European officials say Bush's harsh rhetoric is damaging the position of the reformist camp in Iran.
In contrast to Washington's accusations that Iran is a destabilizing factor and a sponsor of terrorism, the EU has been stressing Iran's vital role for peace, stability and security not only in Afghanistan but also in the wider region.
Top EU officials like EU Foreign Policy Chief Javier Solana and Commissioner for External Relations Chris Patten have paid visits to Iran to underline Brussels' growing interest in Tehran.
The European Union regards Iran's economic potential and its geo-strategic position as too important to be ignored.
Moreover, after the US imposed sanctions on the Islamic Republic that resulted in hurting EU economic interests, European companies now see a golden opportunity to do business in Iran.
According to a European Commission report, the EU is Iran's main trading partner in both imports and exports.
In 2001, EU imports from Iran totaled 6.7 billion euro whereas the value of EU exports to Iran in the same year amounted to 6.6 billion euro.
Whereas more than 80 percent of EU imports from Iran consist of oil products, its exports to Iran are more diversified consisting of power generation plants, heavy machinery and electrical and mechanical appliances which make up about 45 percent of its total exports.

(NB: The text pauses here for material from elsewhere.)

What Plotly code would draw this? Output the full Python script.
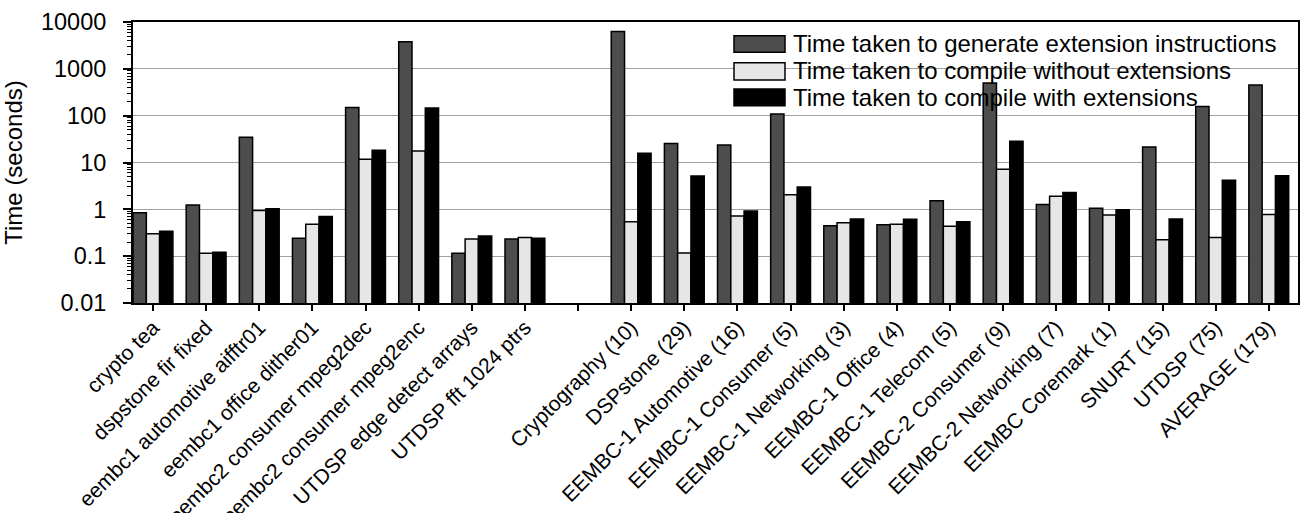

A working Group on Energy was established in May 1999 and last year the European Commission opened an energy bureau in Tehran aimed at expanding energy cooperation.
Iran is endowed with 10 percent of the world's oil reserves and 16 percent of its natural gas reserves.
The EU believes that better relations with Iran would guarantee a constant and stable supply of energy for its economy.
For its part, Iran is trying to win EU support for its efforts to join the WTO, a move which is being blocked by the US.
Europeans are keen to upgrading cooperation with Iran in the fight against drug trafficking much of which flows to Europe via Iran from Afghanistan.
All in all, observers in Brussels expect swift and significant developments in EU-Iran relations this year.